▶ _To be done_
Your copy should be exact, beginning at the line containing "Clone this chart in matplotlib." and ending at the line containing "ax.bar(x, valores, width=0.4, color=azul, zorder=2)", with both lines kept and every picture dropped.
++++++++
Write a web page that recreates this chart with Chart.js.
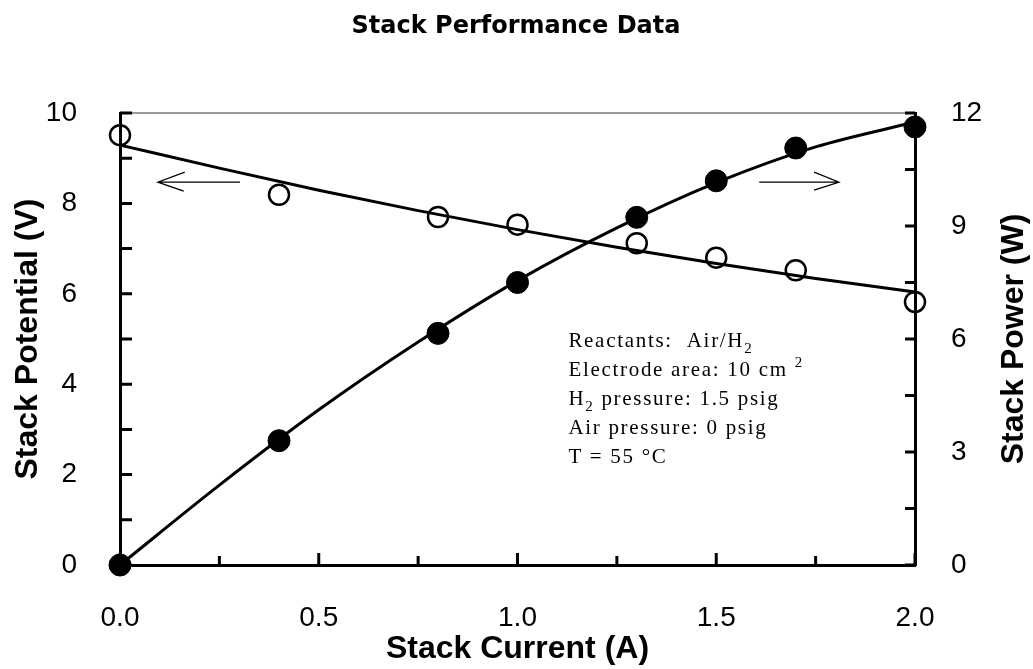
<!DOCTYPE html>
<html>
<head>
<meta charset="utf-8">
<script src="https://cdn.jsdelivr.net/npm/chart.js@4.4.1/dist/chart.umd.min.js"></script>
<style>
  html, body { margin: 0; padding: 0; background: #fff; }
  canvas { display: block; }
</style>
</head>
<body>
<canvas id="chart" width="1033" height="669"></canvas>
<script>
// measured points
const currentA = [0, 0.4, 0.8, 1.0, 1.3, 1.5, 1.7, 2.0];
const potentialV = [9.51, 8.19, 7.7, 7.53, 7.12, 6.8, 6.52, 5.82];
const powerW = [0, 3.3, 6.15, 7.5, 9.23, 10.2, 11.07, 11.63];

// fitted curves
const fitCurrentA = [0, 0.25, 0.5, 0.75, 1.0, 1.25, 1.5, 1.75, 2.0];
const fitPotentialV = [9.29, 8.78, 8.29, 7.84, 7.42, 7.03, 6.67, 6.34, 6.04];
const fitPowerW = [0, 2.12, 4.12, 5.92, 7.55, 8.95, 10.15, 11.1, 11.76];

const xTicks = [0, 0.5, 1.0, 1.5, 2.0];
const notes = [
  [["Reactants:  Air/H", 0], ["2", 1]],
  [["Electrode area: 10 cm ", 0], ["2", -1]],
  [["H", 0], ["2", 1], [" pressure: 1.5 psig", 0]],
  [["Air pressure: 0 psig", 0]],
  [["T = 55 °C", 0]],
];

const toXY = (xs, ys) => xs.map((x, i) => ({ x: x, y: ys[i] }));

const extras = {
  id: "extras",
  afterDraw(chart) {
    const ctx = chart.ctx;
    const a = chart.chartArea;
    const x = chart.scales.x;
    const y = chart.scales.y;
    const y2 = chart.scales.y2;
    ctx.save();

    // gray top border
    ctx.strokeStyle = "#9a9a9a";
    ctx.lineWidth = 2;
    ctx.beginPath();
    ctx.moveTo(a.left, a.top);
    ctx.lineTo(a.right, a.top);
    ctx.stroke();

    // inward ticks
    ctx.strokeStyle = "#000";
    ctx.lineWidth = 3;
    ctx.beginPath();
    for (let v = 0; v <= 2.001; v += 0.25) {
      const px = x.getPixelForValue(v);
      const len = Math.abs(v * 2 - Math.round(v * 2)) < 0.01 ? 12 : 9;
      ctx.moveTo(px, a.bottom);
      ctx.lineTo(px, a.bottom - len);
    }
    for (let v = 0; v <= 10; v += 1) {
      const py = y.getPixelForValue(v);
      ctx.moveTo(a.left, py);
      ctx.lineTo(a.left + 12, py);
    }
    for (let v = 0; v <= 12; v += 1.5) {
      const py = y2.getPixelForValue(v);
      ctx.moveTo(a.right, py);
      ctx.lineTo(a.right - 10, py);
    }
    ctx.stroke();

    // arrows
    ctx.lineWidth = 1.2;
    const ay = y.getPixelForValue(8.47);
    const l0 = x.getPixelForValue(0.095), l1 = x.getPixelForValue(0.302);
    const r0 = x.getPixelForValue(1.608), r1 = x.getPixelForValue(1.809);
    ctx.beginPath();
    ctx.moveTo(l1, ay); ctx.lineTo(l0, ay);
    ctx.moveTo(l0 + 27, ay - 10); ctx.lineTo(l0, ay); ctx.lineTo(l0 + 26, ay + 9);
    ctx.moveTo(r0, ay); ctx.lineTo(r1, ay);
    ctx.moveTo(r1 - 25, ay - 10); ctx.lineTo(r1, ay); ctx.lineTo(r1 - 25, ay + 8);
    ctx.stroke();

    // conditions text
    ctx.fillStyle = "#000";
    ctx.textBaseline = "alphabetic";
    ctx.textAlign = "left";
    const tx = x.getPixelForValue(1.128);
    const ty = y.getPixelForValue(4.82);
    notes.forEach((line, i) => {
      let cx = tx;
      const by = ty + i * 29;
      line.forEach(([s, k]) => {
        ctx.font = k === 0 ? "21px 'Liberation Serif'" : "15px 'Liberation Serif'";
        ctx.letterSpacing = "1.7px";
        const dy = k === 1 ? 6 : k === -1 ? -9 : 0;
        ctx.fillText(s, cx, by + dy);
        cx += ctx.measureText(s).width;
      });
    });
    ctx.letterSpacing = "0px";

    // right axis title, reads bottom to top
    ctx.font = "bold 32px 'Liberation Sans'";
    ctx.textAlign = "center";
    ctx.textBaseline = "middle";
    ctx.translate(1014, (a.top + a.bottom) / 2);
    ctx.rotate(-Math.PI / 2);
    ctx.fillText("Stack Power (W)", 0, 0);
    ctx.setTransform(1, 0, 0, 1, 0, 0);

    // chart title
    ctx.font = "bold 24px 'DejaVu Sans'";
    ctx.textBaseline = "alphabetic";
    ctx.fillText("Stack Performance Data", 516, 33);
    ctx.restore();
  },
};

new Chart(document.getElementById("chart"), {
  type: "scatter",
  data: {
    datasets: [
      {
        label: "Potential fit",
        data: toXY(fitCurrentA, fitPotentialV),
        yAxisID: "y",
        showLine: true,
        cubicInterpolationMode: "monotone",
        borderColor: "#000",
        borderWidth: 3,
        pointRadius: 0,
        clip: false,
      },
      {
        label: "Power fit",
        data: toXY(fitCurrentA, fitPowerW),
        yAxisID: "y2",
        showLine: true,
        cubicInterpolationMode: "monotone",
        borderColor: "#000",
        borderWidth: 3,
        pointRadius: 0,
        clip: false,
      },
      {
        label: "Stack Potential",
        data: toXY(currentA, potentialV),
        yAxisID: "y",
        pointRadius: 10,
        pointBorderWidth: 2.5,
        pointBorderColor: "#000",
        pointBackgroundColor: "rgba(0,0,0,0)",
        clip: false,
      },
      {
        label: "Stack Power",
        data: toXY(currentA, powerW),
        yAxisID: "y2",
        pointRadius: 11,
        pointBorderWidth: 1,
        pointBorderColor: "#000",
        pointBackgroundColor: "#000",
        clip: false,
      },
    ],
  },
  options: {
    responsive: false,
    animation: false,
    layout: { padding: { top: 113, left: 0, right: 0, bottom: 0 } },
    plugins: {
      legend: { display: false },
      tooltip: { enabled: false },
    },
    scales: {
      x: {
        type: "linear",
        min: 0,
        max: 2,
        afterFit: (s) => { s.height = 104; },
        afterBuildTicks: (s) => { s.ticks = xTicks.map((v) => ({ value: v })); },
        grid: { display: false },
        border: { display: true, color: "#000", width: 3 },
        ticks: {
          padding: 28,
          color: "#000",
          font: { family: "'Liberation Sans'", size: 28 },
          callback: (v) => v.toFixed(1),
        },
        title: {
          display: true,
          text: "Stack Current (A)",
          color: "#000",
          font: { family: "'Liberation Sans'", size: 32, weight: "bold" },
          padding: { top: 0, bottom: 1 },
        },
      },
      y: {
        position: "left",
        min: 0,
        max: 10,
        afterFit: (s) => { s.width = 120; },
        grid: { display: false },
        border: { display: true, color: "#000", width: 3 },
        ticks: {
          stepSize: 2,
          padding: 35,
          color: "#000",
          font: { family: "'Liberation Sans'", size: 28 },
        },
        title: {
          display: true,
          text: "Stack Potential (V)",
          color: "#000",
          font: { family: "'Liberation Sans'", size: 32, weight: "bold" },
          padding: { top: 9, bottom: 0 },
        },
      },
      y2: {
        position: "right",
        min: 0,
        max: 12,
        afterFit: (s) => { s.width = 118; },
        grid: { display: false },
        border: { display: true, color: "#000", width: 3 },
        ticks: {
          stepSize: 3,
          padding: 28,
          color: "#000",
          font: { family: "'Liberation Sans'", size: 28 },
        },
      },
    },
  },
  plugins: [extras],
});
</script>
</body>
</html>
++++++++
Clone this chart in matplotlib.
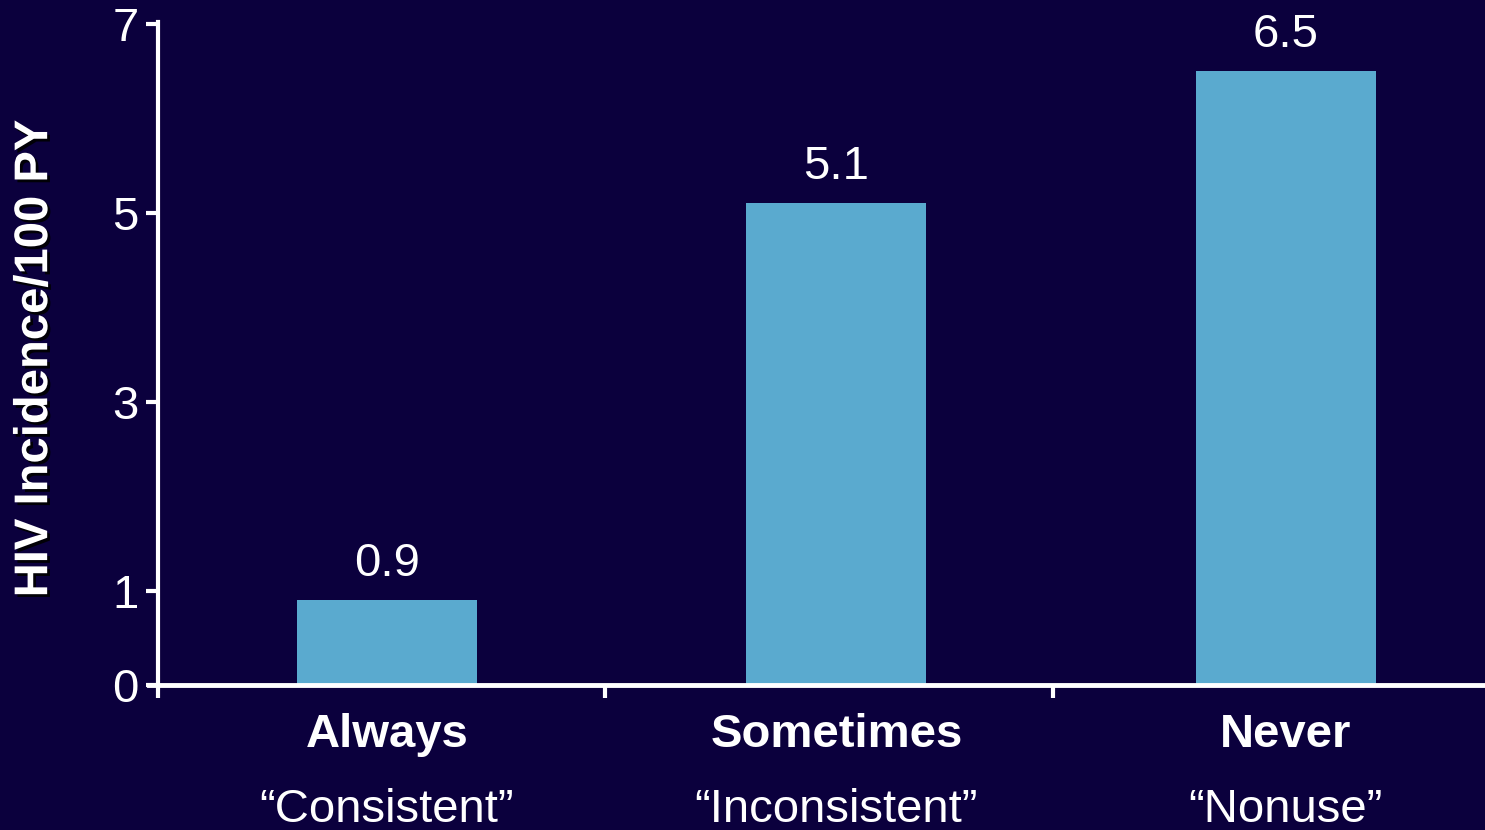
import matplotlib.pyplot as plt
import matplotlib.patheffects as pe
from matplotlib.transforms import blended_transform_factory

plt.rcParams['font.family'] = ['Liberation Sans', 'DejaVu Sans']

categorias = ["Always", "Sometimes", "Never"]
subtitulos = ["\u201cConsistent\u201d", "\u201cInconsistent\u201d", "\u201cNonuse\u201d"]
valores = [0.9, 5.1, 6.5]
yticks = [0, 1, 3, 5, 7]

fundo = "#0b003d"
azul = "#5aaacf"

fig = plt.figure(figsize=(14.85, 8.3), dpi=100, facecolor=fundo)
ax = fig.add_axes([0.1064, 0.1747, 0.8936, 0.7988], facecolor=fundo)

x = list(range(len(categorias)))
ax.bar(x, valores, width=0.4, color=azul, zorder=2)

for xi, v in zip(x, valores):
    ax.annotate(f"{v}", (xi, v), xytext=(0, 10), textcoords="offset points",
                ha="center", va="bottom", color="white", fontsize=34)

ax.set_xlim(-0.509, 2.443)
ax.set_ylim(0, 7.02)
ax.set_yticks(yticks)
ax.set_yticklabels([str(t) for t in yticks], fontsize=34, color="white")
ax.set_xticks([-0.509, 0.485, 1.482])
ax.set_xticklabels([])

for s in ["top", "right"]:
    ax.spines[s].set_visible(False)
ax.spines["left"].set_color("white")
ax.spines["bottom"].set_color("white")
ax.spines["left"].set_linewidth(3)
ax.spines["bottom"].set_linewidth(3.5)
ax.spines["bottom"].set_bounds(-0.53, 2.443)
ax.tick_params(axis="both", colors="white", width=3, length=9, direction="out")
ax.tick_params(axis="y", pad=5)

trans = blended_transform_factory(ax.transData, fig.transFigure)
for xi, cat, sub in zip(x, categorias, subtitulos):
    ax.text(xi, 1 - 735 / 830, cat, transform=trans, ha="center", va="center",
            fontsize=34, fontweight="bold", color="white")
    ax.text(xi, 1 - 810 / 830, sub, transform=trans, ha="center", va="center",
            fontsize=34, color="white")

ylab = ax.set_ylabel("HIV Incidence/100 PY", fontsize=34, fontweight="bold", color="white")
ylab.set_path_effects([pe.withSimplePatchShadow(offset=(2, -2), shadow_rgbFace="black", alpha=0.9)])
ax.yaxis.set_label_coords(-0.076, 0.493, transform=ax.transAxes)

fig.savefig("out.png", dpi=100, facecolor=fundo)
++++++++
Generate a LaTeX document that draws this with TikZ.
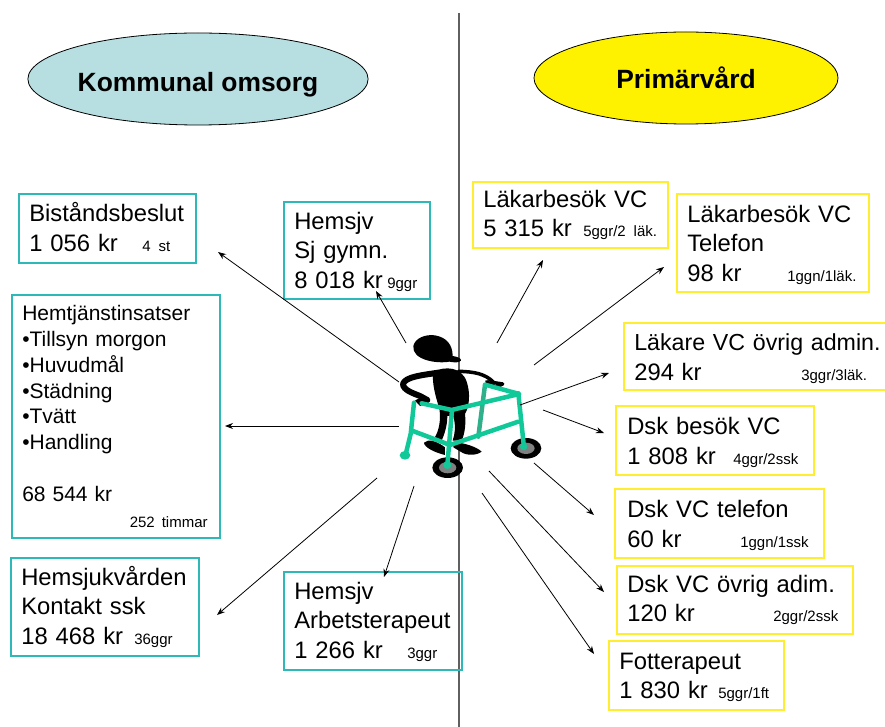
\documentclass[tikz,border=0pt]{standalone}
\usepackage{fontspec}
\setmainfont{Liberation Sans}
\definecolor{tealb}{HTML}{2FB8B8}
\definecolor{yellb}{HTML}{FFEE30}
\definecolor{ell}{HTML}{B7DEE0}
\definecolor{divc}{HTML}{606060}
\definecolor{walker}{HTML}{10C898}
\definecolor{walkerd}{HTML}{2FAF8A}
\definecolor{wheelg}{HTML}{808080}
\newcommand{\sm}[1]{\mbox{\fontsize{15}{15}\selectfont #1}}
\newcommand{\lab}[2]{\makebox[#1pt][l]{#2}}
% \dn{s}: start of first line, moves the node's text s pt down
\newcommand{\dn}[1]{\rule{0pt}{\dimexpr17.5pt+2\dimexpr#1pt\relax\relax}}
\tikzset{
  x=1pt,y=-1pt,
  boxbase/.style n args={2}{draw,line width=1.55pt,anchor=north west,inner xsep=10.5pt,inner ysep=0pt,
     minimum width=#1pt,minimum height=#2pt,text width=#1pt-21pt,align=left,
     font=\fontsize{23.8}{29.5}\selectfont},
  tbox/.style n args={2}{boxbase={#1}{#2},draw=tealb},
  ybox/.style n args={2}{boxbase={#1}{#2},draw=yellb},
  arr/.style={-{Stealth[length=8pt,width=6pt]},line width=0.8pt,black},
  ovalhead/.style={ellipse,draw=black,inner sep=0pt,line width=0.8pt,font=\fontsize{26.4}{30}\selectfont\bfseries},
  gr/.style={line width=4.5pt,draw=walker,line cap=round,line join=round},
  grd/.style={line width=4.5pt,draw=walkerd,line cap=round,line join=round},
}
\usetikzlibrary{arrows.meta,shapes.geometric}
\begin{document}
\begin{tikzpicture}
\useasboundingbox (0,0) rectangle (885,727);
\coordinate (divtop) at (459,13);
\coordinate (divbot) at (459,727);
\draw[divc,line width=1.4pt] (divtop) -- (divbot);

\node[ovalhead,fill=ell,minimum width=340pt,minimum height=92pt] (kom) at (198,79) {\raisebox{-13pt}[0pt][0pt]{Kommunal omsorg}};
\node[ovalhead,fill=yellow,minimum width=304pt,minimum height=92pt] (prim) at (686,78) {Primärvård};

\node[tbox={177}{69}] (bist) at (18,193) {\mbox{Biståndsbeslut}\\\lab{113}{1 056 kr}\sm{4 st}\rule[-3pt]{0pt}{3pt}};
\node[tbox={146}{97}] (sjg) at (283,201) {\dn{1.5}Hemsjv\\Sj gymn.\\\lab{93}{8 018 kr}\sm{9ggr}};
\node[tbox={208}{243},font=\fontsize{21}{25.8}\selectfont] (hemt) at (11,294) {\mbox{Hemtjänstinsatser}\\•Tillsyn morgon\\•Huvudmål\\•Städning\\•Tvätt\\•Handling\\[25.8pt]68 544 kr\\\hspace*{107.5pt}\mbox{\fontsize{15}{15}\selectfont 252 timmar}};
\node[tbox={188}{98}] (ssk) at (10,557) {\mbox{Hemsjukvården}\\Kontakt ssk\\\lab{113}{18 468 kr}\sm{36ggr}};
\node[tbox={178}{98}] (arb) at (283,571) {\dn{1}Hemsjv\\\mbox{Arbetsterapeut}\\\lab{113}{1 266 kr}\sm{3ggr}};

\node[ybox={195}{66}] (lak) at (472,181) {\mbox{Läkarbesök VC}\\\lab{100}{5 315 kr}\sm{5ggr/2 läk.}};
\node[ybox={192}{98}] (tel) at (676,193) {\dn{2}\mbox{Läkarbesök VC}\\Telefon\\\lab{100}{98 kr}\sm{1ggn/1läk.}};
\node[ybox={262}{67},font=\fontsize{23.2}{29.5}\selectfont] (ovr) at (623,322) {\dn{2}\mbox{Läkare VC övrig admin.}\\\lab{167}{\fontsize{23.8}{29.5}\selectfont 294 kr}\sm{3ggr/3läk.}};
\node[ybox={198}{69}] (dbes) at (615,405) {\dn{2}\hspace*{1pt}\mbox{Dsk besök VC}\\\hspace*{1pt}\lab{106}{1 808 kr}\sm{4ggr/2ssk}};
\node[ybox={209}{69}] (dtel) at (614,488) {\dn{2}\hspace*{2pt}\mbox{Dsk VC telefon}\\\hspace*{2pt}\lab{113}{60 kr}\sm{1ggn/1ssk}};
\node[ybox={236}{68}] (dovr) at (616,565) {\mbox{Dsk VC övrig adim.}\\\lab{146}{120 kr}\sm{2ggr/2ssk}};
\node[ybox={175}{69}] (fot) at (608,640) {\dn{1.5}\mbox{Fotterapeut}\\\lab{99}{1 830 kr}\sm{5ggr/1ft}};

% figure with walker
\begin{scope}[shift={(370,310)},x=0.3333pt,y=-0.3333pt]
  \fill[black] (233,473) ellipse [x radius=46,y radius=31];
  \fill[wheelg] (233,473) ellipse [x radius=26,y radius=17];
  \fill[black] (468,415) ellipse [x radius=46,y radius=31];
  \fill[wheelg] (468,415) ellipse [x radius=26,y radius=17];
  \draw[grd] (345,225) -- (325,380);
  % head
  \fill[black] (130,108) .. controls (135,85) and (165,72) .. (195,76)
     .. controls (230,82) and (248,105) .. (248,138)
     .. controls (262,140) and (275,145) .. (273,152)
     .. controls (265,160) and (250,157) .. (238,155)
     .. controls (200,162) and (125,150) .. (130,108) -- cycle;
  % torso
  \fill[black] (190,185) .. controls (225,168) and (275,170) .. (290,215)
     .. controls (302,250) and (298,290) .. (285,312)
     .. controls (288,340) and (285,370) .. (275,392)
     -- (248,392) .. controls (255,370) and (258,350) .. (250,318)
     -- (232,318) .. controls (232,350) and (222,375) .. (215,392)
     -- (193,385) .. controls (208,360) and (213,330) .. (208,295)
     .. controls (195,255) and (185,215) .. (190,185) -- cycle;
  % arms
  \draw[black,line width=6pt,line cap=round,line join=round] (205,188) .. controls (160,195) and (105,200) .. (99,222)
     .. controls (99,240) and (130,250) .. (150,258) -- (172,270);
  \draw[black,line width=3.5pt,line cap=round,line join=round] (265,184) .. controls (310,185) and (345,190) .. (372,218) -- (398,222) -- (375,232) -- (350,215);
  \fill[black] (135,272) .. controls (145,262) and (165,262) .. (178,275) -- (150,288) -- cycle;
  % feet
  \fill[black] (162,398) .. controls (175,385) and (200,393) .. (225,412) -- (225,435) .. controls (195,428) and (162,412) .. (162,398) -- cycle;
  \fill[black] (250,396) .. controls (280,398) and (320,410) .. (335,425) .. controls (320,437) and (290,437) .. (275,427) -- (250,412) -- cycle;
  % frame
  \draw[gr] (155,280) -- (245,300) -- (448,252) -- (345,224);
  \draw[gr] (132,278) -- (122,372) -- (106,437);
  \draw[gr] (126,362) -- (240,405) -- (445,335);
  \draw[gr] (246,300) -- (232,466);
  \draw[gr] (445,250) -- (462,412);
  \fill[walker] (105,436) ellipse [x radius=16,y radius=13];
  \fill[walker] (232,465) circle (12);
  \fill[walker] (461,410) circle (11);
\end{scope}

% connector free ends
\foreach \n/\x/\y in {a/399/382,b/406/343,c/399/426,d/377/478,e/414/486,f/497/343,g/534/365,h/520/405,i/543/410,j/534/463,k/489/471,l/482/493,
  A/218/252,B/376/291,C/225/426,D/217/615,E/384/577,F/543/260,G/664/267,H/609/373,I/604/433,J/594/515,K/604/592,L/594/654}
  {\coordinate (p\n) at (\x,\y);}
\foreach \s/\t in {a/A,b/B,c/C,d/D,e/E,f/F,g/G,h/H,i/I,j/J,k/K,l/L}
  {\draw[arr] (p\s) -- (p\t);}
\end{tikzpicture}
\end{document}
++++++++
▶ _Full solution_
Clone this chart in matplotlib.
import matplotlib.pyplot as plt
import matplotlib.patheffects as pe
from matplotlib.transforms import blended_transform_factory

plt.rcParams['font.family'] = ['Liberation Sans', 'DejaVu Sans']

categorias = ["Always", "Sometimes", "Never"]
subtitulos = ["\u201cConsistent\u201d", "\u201cInconsistent\u201d", "\u201cNonuse\u201d"]
valores = [0.9, 5.1, 6.5]
yticks = [0, 1, 3, 5, 7]

fundo = "#0b003d"
azul = "#5aaacf"

fig = plt.figure(figsize=(14.85, 8.3), dpi=100, facecolor=fundo)
ax = fig.add_axes([0.1064, 0.1747, 0.8936, 0.7988], facecolor=fundo)

x = list(range(len(categorias)))
ax.bar(x, valores, width=0.4, color=azul, zorder=2)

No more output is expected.